You might have a cookbook specific for a role in your infrastructure. More commonly you'll have cookbooks that are for setting up certain types of services like apache2, mysql, redis, haproxy, etc. Then you would put those into appropriate roles. If you have custom application specific things that need to happen to fulfill a role, then you could write this into a custom cookbook (like I referenced above).
Further reference:
Is there anything like puppets external node classifier so nodes automatically determine their roles?
"Yes." The Chef Infra Server does node data storage (in JSON) automatically, and the server also automatically indexes all the node data for search.
Further reference:
It seems like you can configure things with knife or within the management console, or editing JSON files? This is super confusing to me why there are so many ways to do things, it's paralyzing! Is there a reason to use one or the other?
The Chef Infra Server has a RESTful API that sends and receives JSON responses. Knife and the management console are user interfaces for interacting with the API from an administration point of view.
You can use the tool you like better, though the management console doesn't have as many features as Knife. Most people that use Chef Infra prefer the command-line interface for the power and flexibility it provides, even folks who are using Chef Infra on Windows. Further, knife
is a plugin based tool that you can create new plugins to interact with the Chef Infra Server, or with other parts of your infrastruture.
Chef Infra is a set of libraries, primitives, and an API. It gives you the flexibility to build the configuration management system that works best for your infrastructure.
Further reading:
How can I automatically provision nodes with chef in my dev cluster? With puppet I fire up a VM that connects to the puppermatser and kicks off a puppet run and sets itself up (role is determined by external node classifier). How do I do this with chef? - Install chef with pem/rb files that tie it to a chef server, manually tell the node its roles with knife or editing this in the management interface, and then kicking off a chef-client run to set itself up?

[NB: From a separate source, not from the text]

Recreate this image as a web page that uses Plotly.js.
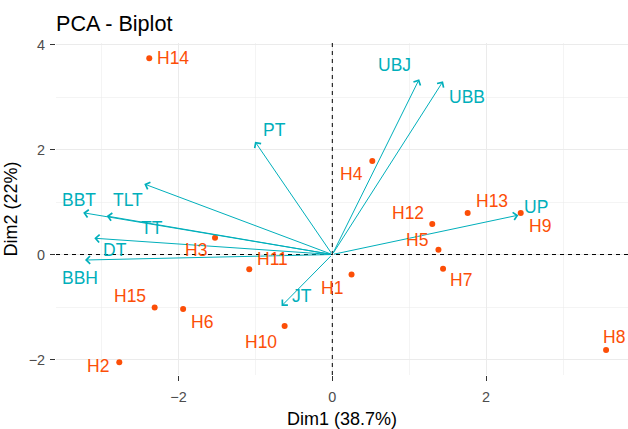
<!DOCTYPE html>
<html>
<head>
<meta charset="utf-8">
<script src="https://cdn.plot.ly/plotly-3.0.1.min.js"></script>
<style>html,body{margin:0;padding:0;background:#fff;}#chart{width:628px;height:429px;}</style>
</head>
<body>
<div id="chart"></div>
<script>
// ---- Data ----
const indNames = ['H1','H2','H3','H4','H5','H6','H7','H8','H9','H10','H11','H12','H13','H14','H15'];
const indDim1  = [0.25,-2.77,-1.525,0.52,1.38,-1.94,1.44,3.56,2.45,-0.62,-1.08,1.30,1.76,-2.38,-2.31];
const indDim2  = [-0.38,-2.05,0.32,1.78,0.09,-1.04,-0.27,-1.82,0.79,-1.36,-0.28,0.58,0.79,3.74,-1.01];

const varNames = ['BBT','TLT','TT','DT','BBH','PT','UBJ','UBB','UP','JT'];
const varDim1  = [-3.24,-2.445,-2.934,-3.095,-3.216,-1.005,1.13,1.44,2.42,-0.66];
const varDim2  = [0.796,1.343,0.733,0.31,-0.105,2.15,3.34,3.30,0.75,-0.98];

const xTitle = 'Dim1 (38.7%)';
const yTitle = 'Dim2 (22%)';
const chartTitle = 'PCA - Biplot';

// ---- Styles (label offsets in pixels, repel-like placement) ----
const indLabelDx = [-20,-21,-19,-21,-21,19,18,8,19,-24,23,-24,24,23.5,-24.5];
const indLabelDy = [14,4,12,13,-10,13,11,-13,13,16,-10,-11,-12,0,-12];
const varLabelDx = [-4,-16,45,21,-5,19,-25,24,18,20];
const varLabelDy = [-13,16,12,12,18,-12,-14,16,-8,-10];

const indColor = '#FC4E07';
const varColor = '#00AFBB';
const fontFam = 'Liberation Sans, Arial, sans-serif';

const annotations = [];
// variable arrows
for (let i = 0; i < varNames.length; i++) {
  annotations.push({
    x: varDim1[i], y: varDim2[i], xref: 'x', yref: 'y',
    ax: 0, ay: 0, axref: 'x', ayref: 'y',
    showarrow: true, arrowhead: 4, arrowsize: 1.5, arrowwidth: 1,
    arrowcolor: varColor, text: ''
  });
}
// variable labels
for (let i = 0; i < varNames.length; i++) {
  annotations.push({
    x: varDim1[i], y: varDim2[i], xref: 'x', yref: 'y',
    text: varNames[i], showarrow: false,
    xshift: varLabelDx[i], yshift: -varLabelDy[i],
    font: {family: fontFam, size: 17.5, color: varColor}
  });
}
// individual labels
for (let i = 0; i < indNames.length; i++) {
  annotations.push({
    x: indDim1[i], y: indDim2[i], xref: 'x', yref: 'y',
    text: indNames[i], showarrow: false,
    xshift: indLabelDx[i], yshift: -indLabelDy[i],
    font: {family: fontFam, size: 17.5, color: indColor}
  });
}

const traces = [{
  type: 'scatter', mode: 'markers',
  x: indDim1, y: indDim2, text: indNames,
  marker: {color: indColor, size: 6},
  hoverinfo: 'text', showlegend: false
}];

const axisCommon = {
  showgrid: true, gridcolor: '#EBEBEB', gridwidth: 1.1,
  zeroline: false, showline: false,
  ticks: 'outside', ticklen: 5, tickwidth: 1, tickcolor: '#333333',
  tickfont: {family: fontFam, size: 14.4, color: '#4D4D4D'},
  tick0: 0, dtick: 2,
  minor: {dtick: 1, showgrid: true, gridcolor: '#EBEBEB', gridwidth: 0.55, ticks: ''}
};

const layout = {
  width: 628, height: 429,
  margin: {l: 56, r: 0, t: 43, b: 54},
  paper_bgcolor: '#ffffff', plot_bgcolor: '#ffffff',
  font: {family: fontFam},
  title: {text: chartTitle, x: 0, xref: 'paper', xanchor: 'left',
          y: 1 - 23/429, yref: 'container', yanchor: 'middle',
          font: {family: fontFam, size: 21.6, color: '#000000'}},
  xaxis: Object.assign({}, axisCommon, {
    range: [-3.593, 3.845],
    ticklabelstandoff: 4,
    title: {text: xTitle, font: {family: fontFam, size: 18, color: '#000000'}, standoff: 11}
  }),
  yaxis: Object.assign({}, axisCommon, {
    range: [-2.295, 4.029],
    ticklabelstandoff: 2,
    title: {text: yTitle, font: {family: fontFam, size: 18, color: '#000000'}, standoff: 6}
  }),
  shapes: [
    {type: 'line', xref: 'x', yref: 'paper', x0: 0, x1: 0, y0: 0, y1: 1,
     line: {color: '#000000', width: 1, dash: '4px,4px'}, layer: 'above'},
    {type: 'line', xref: 'paper', yref: 'y', x0: 0, x1: 1, y0: 0, y1: 0,
     line: {color: '#000000', width: 1, dash: '4px,4px'}, layer: 'above'}
  ],
  annotations: annotations
};

Plotly.newPlot('chart', traces, layout, {displayModeBar: false, staticPlot: true});
</script>
</body>
</html>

You'll want to use the knife bootstrap plugin. This is a built in plugin that comes with knife. You invoke it like this:
knife bootstrap 10.1.1.112 -x root -i ~/.ssh/root_id_rsa -r 'role[webserver]'
This will:
- SSH to the target system (10.1.1.112) as the
root
user using an SSH key (you could ssh as another user and then use --sudo
).
- Install Ruby
- Install Chef
- Create the Chef configuration file for your Chef Server, reading knife's configuration (.chef/knife.rb).
- Copy the "validation" RSA private key, which the node will use to automatically register with the Chef Server.
- Run
chef-client
using the comma separated run listed specified. In this example only the webserver
role is applied.
This assumes that the target system has been provisioned, has an IP address and you can SSH as root. Depending on your local policies and provisioning process, you may need to adjust how this works. The knife bootstrap page on the wiki describes more about how this works.
Knife also has plugins for a number of public cloud computing providers such as Amazon EC2 and Rackspace Cloud. There are plugins available for private cloud environments like Eucalyptus and OpenStack. There are also plugins for VMware, Vsphere and others. You can see further information in the documentation.
Further reading:
Are there any other good chef resources I might be missing in my searches?
The Chef Documentation the primary source of documentation.
The Learn Chef Rally is a series of self-guided modules that you can learn all about various aspects of Chef Infra, and other Chef products.
I used to maintain a blog where I posted tips, tricks, and guides about Chef Infra: http://jtimberman.housepub.org/. I had a series called "quick tips". Due to real life circumstances and other commitments, I no longer have time to maintain the site, but I may return to it in the future.
Chef customers can get help and support on the support site:
The Chef user community is an excellent source of additional help:
Additional resources are available on Chef Software, Inc.'s web site.
I hope this helps.
A domain-specific language makes a big difference in the amount of code you write. For example, you could argue that there's not much difference between:
chmod 640 /my/file
and
file { "/my/file":
mode => 640,
}
but there's a great deal of difference between these:
FILE=/my/file
chmod 640 $FILE
chown foo $FILE
chgrp bar $FILE
wget -O $FILE "http://my.puppet.server/dist/$FILE"
# where the URL contains "Hello world"
and
file { "/my/file":
mode => 640,
owner => foo,
group => bar,
content => "Hello world",
}
What happens if the wget fails? How will your script handle that? And what happens if there's something after that in your script that requires $FILE to be there with the correct contents?
You might argue that one could just put echo "Hello world" > $FILE
in the script, except that in the first example the script must be run on the client, whereas puppet compiles all of this on the server. So if you change the content, you only have to change it on the server and it changes it for as many systems as you want to put it on. And puppet handles dependencies and transfer problems for you automatically.
There's just no comparison - proper configuration management tools save you time and complexity. The more you try to do, the more shell scripts seem inadequate, and the more effort you will save by doing it with puppet.
Best Answer
Both Puppet and Chef can do what you want just fine. Your best is going to be to start doing what you're trying to do and decide which tool you like the best. I think the big questions you have to have to ask is:
Do you want a DSL? - Chef recipes are written in ruby, puppet has a DSL. Whether a DSL is good or a bad choice is one of the biggest differences between chef and puppet. The link you posted to bitfield consulting's comparison has some good comments about this you should read if you haven't already. I also found this blog post useful, make sure you read the comments too.
Do you know ruby? - If you don't know ruby, getting started with chef can be harder or require a larger investment of time since you need to learn a new language. Puppet has its own language which is easy to get started with. Starting with puppet 2.6, manifests can be written in ruby too.
At the Open Source Bridge in 2009, they had a panel of the authors and representatives of chef, puppet, bcfg2, cfengine, and automateit which you can watch on bliptv which has 1.75 hours of discussion about configuration management utilities.
Opscode/Chef talks about the difference between it and puppet in their FAQ as well.
I think your not knowing the right questions to ask might stem from you not having too much experience working with either of them, once you start using them you'll start seeing the differences between them. I'd suggest coming with some real life problems you will solve with chef or puppet, then start trying to solve them and see what you like/dislike about them. With Opscode/Chef, they offer a hosted solution that you can set up 5 nodes for free to get started.